It would be easy to forget, in light of what came afterward and just how glowing the praise has been since his resignation, that Daryl Morey was once very much on the hot seat as the general manager of the Houston Rockets. When Tracy McGrady and Yao Ming were lost to injury, Morey was tasked with building the team back into championship contenders without tanking for high draft picks. For three seasons, it didn’t work. The Rockets missed the playoffs from 2010-2012, and also made no great strides towards high-level winning. Morey could do nothing but accumulate assets however he could and wait for the chance to use them.
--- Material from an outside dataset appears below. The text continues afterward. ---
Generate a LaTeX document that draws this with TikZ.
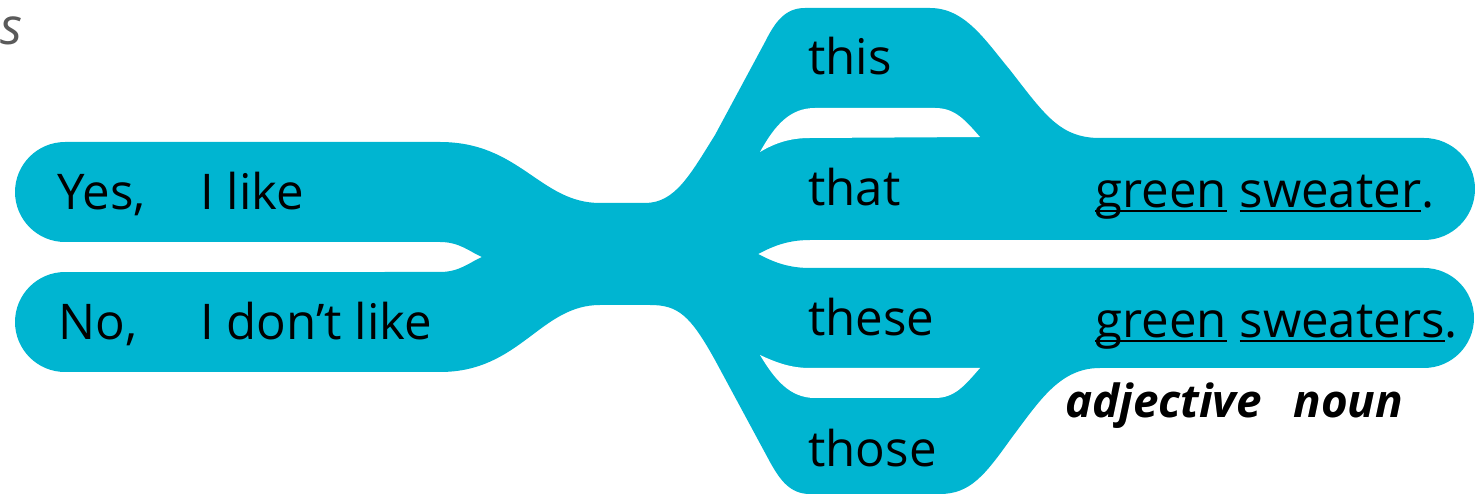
\documentclass[tikz,border=0pt]{standalone}
\usepackage{fontspec}
\setmainfont{Open Sans}
\usepackage[outline]{contour}
\usetikzlibrary{positioning}
\definecolor{fanblue}{RGB}{0,181,209}
\definecolor{notegray}{RGB}{90,90,90}
\definecolor{halogray}{RGB}{185,185,185}
\contourlength{0.7pt}
\newcommand{\ulword}[1]{\setbox0=\hbox{#1}\rlap{\rule[-2pt]{\wd0}{1.1pt}}\box0\relax}

\begin{document}
\begin{tikzpicture}[
    x=0.02cm, y=-0.02cm,
    word/.style={anchor=base west, inner sep=0pt, font=\fontsize{28}{33}\selectfont},
    tag/.style={anchor=base west, inner sep=0pt, font=\fontsize{26}{30}\selectfont\bfseries\itshape},
    hint/.style={anchor=base west, inner sep=0pt, text=notegray, font=\fontsize{29}{34}\selectfont\itshape}
]
    \useasboundingbox (0,0) rectangle (1475,496);

    % Sentence fan
    \fill[fanblue] (65,142) -- (440,142) .. controls (520,142) and (540,203) .. (600,203) -- (645,203)
        .. controls (675,203) and (690,175) .. (715,135) -- (765,42) .. controls (775,22) and (785,8) .. (805,8)
        -- (930,8) .. controls (965,8) and (985,40) .. (1010,70) .. controls (1045,115) and (1060,138) .. (1100,138)
        -- (1424,138) arc[start angle=90, end angle=-90, radius=1.02cm]
        -- (810,240) .. controls (785,240) and (770,248) .. (758,254) .. controls (770,260) and (785,268) .. (810,268)
        -- (1424,268) arc[start angle=90, end angle=-90, radius=1cm]
        -- (1100,368) .. controls (1060,368) and (1040,400) .. (1010,440) .. controls (985,475) and (970,494) .. (940,494)
        -- (810,494) .. controls (790,494) and (780,480) .. (770,462) -- (715,360)
        .. controls (690,315) and (678,305) .. (650,305) -- (600,305) .. controls (540,305) and (520,372) .. (440,372)
        -- (65,372) arc[start angle=270, end angle=90, radius=1cm]
        -- (440,272) .. controls (460,272) and (470,262) .. (482,257) .. controls (470,252) and (460,242) .. (440,242)
        -- (65,242) arc[start angle=270, end angle=90, radius=1cm] -- cycle;

    % Gaps between the fingers
    \fill[white] (760,152) .. controls (775,125) and (790,108) .. (815,108) -- (935,108)
        .. controls (955,108) and (965,120) .. (980,137) -- (810,138) .. controls (790,138) and (775,143) .. (760,152) -- cycle;
    \fill[white] (760,355) .. controls (775,362) and (790,368) .. (810,368) -- (980,368)
        .. controls (965,385) and (955,398) .. (935,398) -- (815,398) .. controls (790,398) and (775,380) .. (760,355) -- cycle;

    % Words
    \node[hint] (cut) at (0,45) {s};
    \node[word] (yes) at (57,210) {Yes,};
    \node[word] (like) at (200,210) {I like};
    \node[word] (no) at (58,340) {No,};
    \node[word] (dontlike) at (200,340) {I don’t like};

    \node[word] (this) at (808,75) {this};
    \node[word] (that) at (808,206) {that};
    \node[word] (these) at (808,336) {these};
    \node[word] (those) at (808,467) {those};

    \node[word] (single) at (1095,208) {\ulword{green} \ulword{sweater}.};
    \node[word] (plural) at (1095,338) {\ulword{green} \ulword{sweaters}.};

    \node[tag] (kinds) at (1065,418) {\contour{halogray}{adjective\hspace{18pt}noun}};
\end{tikzpicture}
\end{document}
That chance came in the 2012 offseason, when the Oklahoma City Thunder made James Harden available for trade. Houston pounced, and even without a championship, the results have been overwhelmingly positive. The Rockets made the playoffs eight years in a row, won seven postseason series and came a single victory short of the NBA Finals. Morey went from the hot seat to 2018 Executive of the Year, and should he decide to re-enter the NBA world, he will be one of the most sought-after GM candidates on the market.
With his time as Houston’s GM now behind him, Morey took the time to thank the single most important person behind his success there. In a full-page ad taken out in the Houston Chronicle, Morey said simply: “James Harden changed my life.”
“An entire page could be dedicated just to James,” Morey wrote. “He not only transformed my life but also revolutionized the game of basketball — and continues to do so — like almost no one has before. The game is played differently because of James, and on every playground in the world, the next generation of talent is studying and imitating his game.”
In closing, Morey confirmed that his rooting allegiance will still be with Harden. “I will be rooting for James to win a championship in Houston,” he wrote. “It’s how this story should end.”
When Harden arrived in Houston, he essentially became Morey’s on-court avatar, representing almost everything his former GM believes about the game of basketball. He never took mid-range jumpers, instead relying on 3-pointers, layups and free-throws, and while that may have led to some issues in the playoffs, it made him one of the most efficient scorers in NBA history.
In that sense, Morey and Harden both owe each other a great debt. Their partnership didn’t lead to a championship, but it led to just about everything else the two could’ve asked for. Harden is an MVP in large part because of Morey. The two will be linked forever in basketball history as a duo that changed the game.